When science meets spirituality, something extraordinary happens: we begin to measure the immeasurable.
The early pioneers of reincarnation research, like Dr. Ian Stevenson and Dr. Walter Semkiw, worked with painstaking manual methods — interviews, photos, and handwritten archives. Their findings remain foundational, but the world has changed. Today, artificial intelligence can scan millions of records, recognize facial patterns, and analyze linguistic or behavioral parallels in seconds. At Reignite Reincarnation, we’re using these tools not to mechanize spirituality, but to amplify it.
Our first experiment involves AI facial recognition — a system that quantifies the similarity between historical portraits and modern photographs. By applying this technology to Walter’s existing case library, we can statistically confirm what the human eye already suspects: that certain resemblances are too precise to be coincidence.
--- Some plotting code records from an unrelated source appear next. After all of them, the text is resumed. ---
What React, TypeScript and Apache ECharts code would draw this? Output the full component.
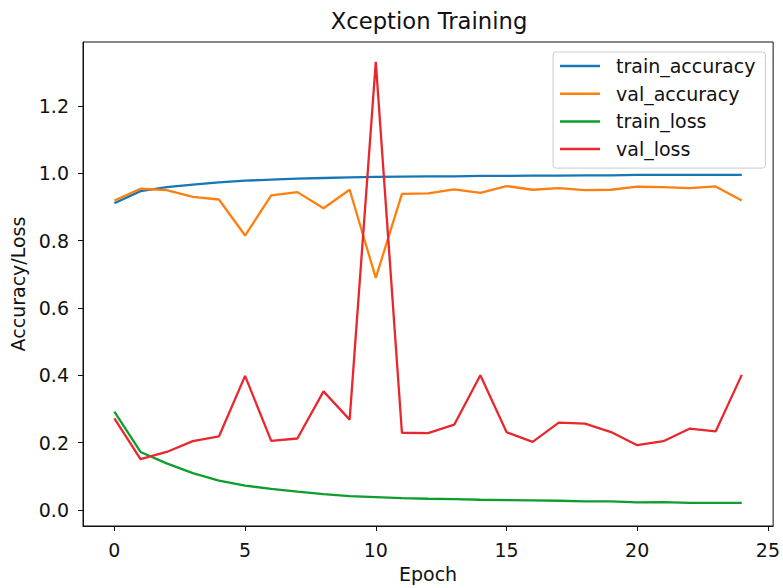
import React, { useEffect, useRef } from "react";
import * as echarts from "echarts";

const epochs: number[] = Array.from({ length: 25 }, (_, i) => i);

const trainAccuracy = [
  0.911, 0.947, 0.959, 0.966, 0.973, 0.978, 0.981, 0.984, 0.986, 0.988, 0.989,
  0.990, 0.991, 0.991, 0.992, 0.992, 0.993, 0.993, 0.994, 0.994, 0.995, 0.995,
  0.995, 0.995, 0.995,
];
const valAccuracy = [
  0.919, 0.954, 0.950, 0.930, 0.922, 0.815, 0.934, 0.944, 0.896, 0.951, 0.689,
  0.939, 0.940, 0.952, 0.942, 0.962, 0.951, 0.956, 0.950, 0.951, 0.960, 0.959,
  0.956, 0.961, 0.919,
];
const trainLoss = [
  0.292, 0.172, 0.138, 0.109, 0.087, 0.072, 0.062, 0.054, 0.047, 0.041, 0.038,
  0.035, 0.033, 0.032, 0.030, 0.029, 0.028, 0.027, 0.025, 0.025, 0.022, 0.023,
  0.021, 0.021, 0.021,
];
const valLoss = [
  0.272, 0.151, 0.172, 0.204, 0.218, 0.398, 0.205, 0.212, 0.352, 0.268, 1.331,
  0.229, 0.228, 0.253, 0.400, 0.231, 0.202, 0.259, 0.256, 0.231, 0.192, 0.204,
  0.241, 0.233, 0.401,
];

const xTicks = [0, 5, 10, 15, 20, 25];
const yTicks = [0, 0.2, 0.4, 0.6, 0.8, 1.0, 1.2];

const seriesNames = ["train_accuracy", "val_accuracy", "train_loss", "val_loss"];
const seriesValues = [trainAccuracy, valAccuracy, trainLoss, valLoss];
const colors = ["#1677b5", "#ff7f0e", "#0d9e2e", "#e8282e"];

const FONT = "DejaVu Sans";
const FS = 19;

export default function App() {
  const ref = useRef<HTMLDivElement>(null);
  useEffect(() => {
    document.body.style.margin = "0";
    if (!ref.current) return;
    const chart = echarts.init(ref.current, undefined, { renderer: "svg" });
    chart.setOption({
      animation: false,
      backgroundColor: "#ffffff",
      textStyle: { fontFamily: FONT },
      title: {
        text: "Xception Training",
        left: 429,
        textAlign: "center",
        top: 9,
        padding: 0,
        textStyle: { fontFamily: FONT, fontSize: 22.7, fontWeight: "normal", color: "#111" },
      },
      legend: {
        orient: "vertical",
        left: 553,
        top: 52,
        padding: [3, 10, 8, 7],
        backgroundColor: "#ffffff",
        borderColor: "#cccccc",
        borderWidth: 1,
        borderRadius: 3,
        itemWidth: 40,
        itemHeight: 2.5,
        itemGap: 5.7,
        icon: "rect",
        data: seriesNames,
        textStyle: {
          fontFamily: FONT,
          fontSize: FS,
          lineHeight: 22,
          color: "#111",
          padding: [0, 0, 0, 11],
        },
      },
      grid: {
        left: 83,
        top: 42,
        right: 8,
        bottom: 56,
        show: true,
        borderColor: "#111",
        borderWidth: 1,
        containLabel: false,
      },
      xAxis: {
        type: "value",
        min: -1.2,
        max: 25.2,
        name: "Epoch",
        nameLocation: "middle",
        nameGap: 38,
        nameTextStyle: { fontFamily: FONT, fontSize: FS, color: "#111" },
        axisLine: { show: true, onZero: false, lineStyle: { color: "#111" } },
        axisTick: {
          show: true,
          length: 5,
          customValues: xTicks,
          lineStyle: { color: "#111" },
        },
        axisLabel: {
          customValues: xTicks,
          margin: 14,
          fontFamily: FONT,
          fontSize: FS,
          color: "#111",
        },
        splitLine: { show: false },
      },
      yAxis: {
        type: "value",
        min: -0.048,
        max: 1.39,
        name: "Accuracy/Loss",
        nameLocation: "middle",
        nameGap: 54,
        nameTextStyle: { fontFamily: FONT, fontSize: FS, color: "#111" },
        axisLine: { show: true, onZero: false, lineStyle: { color: "#111" } },
        axisTick: {
          show: true,
          length: 5,
          customValues: yTicks,
          lineStyle: { color: "#111" },
        },
        axisLabel: {
          customValues: yTicks,
          margin: 14,
          fontFamily: FONT,
          fontSize: FS,
          color: "#111",
          formatter: (v: number) => v.toFixed(1),
        },
        splitLine: { show: false },
      },
      series: seriesNames.map((name, i) => ({
        name,
        type: "line",
        data: epochs.map((e, j) => [e, seriesValues[i][j]]),
        showSymbol: false,
        symbol: "none",
        color: colors[i],
        lineStyle: { width: 2.3, color: colors[i] },
        z: 2 + i,
      })),
    });
    return () => chart.dispose();
  }, []);
  return <div ref={ref} style={{ width: 783, height: 588 }} />;
}
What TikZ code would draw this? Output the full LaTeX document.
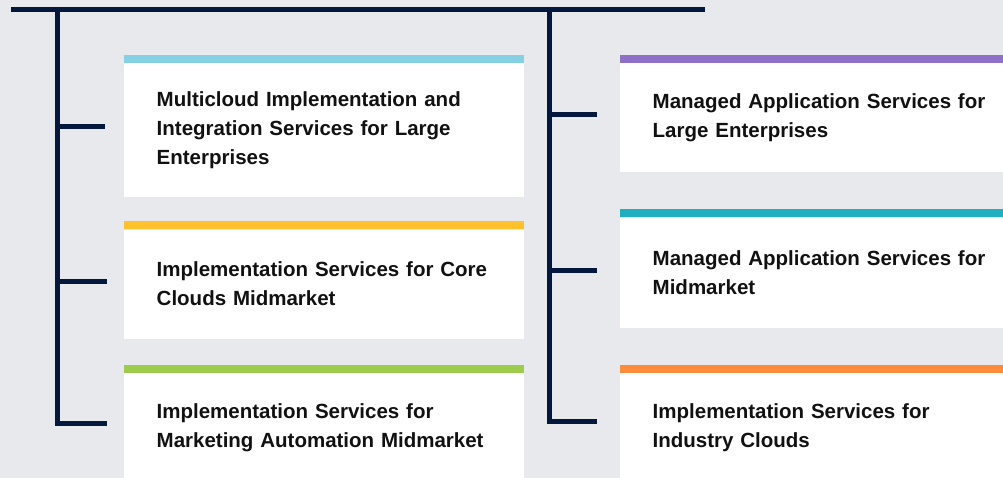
\documentclass[tikz,border=0pt]{standalone}
\usepackage{fontspec}
\setmainfont{Liberation Sans}
\usetikzlibrary{positioning}
\definecolor{PageGray}{HTML}{E8E9ED}
\definecolor{Navy}{HTML}{03183C}
\definecolor{TextBlack}{HTML}{111111}
\definecolor{BarCyan}{HTML}{85D0E3}
\definecolor{BarYellow}{HTML}{FFC22E}
\definecolor{BarGreen}{HTML}{9DCB4B}
\definecolor{BarPurple}{HTML}{8E70C8}
\definecolor{BarTeal}{HTML}{1FAFBF}
\definecolor{BarOrange}{HTML}{FF8C3A}
\begin{document}
\begin{tikzpicture}[
			x=1pt, y=-1pt,
			node distance = 32pt,
			LineStyle/.style={draw=Navy, line width=5pt},
			BoxStyle/.style={fill=white, anchor=north west, minimum width=400pt,
				text width=335pt, inner xsep=32.5pt, inner ysep=0pt, align=left,
				text=TextBlack, font=\bfseries\fontsize{20.5}{29}\selectfont}]
			\clip (0,0) rectangle (1003,478);
			\fill[PageGray] (0,0) rectangle (1003,478);
			\node [BoxStyle, minimum height=134pt] (b1) at (124,63)
				{Multicloud Implementation and\\Integration Services for Large\\Enterprises};
			\node [BoxStyle, minimum height=109pt, below=32pt of b1] (b2)
				{Implementation Services for Core\\Clouds Midmarket};
			\node [BoxStyle, minimum height=110pt, below=34pt of b2] (b3)
				{Implementation Services for\\Marketing Automation Midmarket};
			\node [BoxStyle, minimum height=109pt] (r1) at (620,63)
				{Managed Application Services for\\Large Enterprises};
			\node [BoxStyle, minimum height=110pt, below=45pt of r1] (r2)
				{Managed Application Services for\\Midmarket};
			\node [BoxStyle, minimum height=110pt, below=45pt of r2] (r3)
				{Implementation Services for\\Industry Clouds};
			\fill[BarCyan] ([yshift=8pt]b1.north west) rectangle (b1.north east);
			\fill[BarYellow] ([yshift=8pt]b2.north west) rectangle (b2.north east);
			\fill[BarGreen] ([yshift=8pt]b3.north west) rectangle (b3.north east);
			\fill[BarPurple] ([yshift=8pt]r1.north west) rectangle (r1.north east);
			\fill[BarTeal] ([yshift=8pt]r2.north west) rectangle (r2.north east);
			\fill[BarOrange] ([yshift=8pt]r3.north west) rectangle (r3.north east);
			\coordinate (TopWest) at (11,9.5);
			\coordinate (TopEast) at (705,9.5);
			\coordinate (LeftRoot) at (57,9.5);
			\coordinate (RightRoot) at (549.5,9.5);
			\coordinate (LeftEnd) at (107,423);
			\coordinate (RightEnd) at (597,421);
			\coordinate (LeftTip1) at (105,127);
			\coordinate (LeftTip2) at (107,281);
			\coordinate (RightTip1) at (597,115);
			\coordinate (RightTip2) at (597,270);
			\draw [LineStyle] (TopWest) -- (TopEast);
			\draw [LineStyle] (LeftRoot) |- (LeftEnd);
			\draw [LineStyle] (RightRoot) |- (RightEnd);
			\draw [LineStyle] (LeftTip1 -| LeftRoot) -- (LeftTip1);
			\draw [LineStyle] (LeftTip2 -| LeftRoot) -- (LeftTip2);
			\draw [LineStyle] (RightTip1 -| RightRoot) -- (RightTip1);
			\draw [LineStyle] (RightTip2 -| RightRoot) -- (RightTip2);
		\end{tikzpicture}
\end{document}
Next, we’re building machine learning models trained on verified reincarnation cases. By feeding these models thousands of data points — ages, regions, professions, time gaps between incarnations — we can identify repeating patterns. Early findings hint that artistic souls reincarnate faster than average, that karmic partners often return in alternating roles (teacher-student, parent-child), and that traumatic deaths correlate with faster rebirth. Each insight deepens our understanding of how consciousness behaves like an evolving dataset.
But no algorithm can replace the human element. That’s why our approach remains “AI powered, spirit guided.” We still rely on mediums like Kevin Ryerson, whose trance work with Ahtun Re helped validate many of Walter’s cases, and on intuitive researchers who sense the subtle connections that data alone can’t see. The technology helps map the pattern; the intuition explains why it matters.
In the future, we envision an interactive “Soul Network Map” where users can explore reincarnation relationships — seeing how historical figures, artists, and thinkers may have woven back into modern society. It’s not just an archive; it’s a visualization of humanity’s collective evolution.
The fusion of machine learning and metaphysical research represents more than a technical leap — it’s an act of reconciliation. It shows that spirituality and science were never at odds; they were simply speaking different dialects of the same truth. Consciousness is data — luminous, dynamic, and self-aware. And if we can learn to read it, we may finally understand not only who we were, but why we’re here.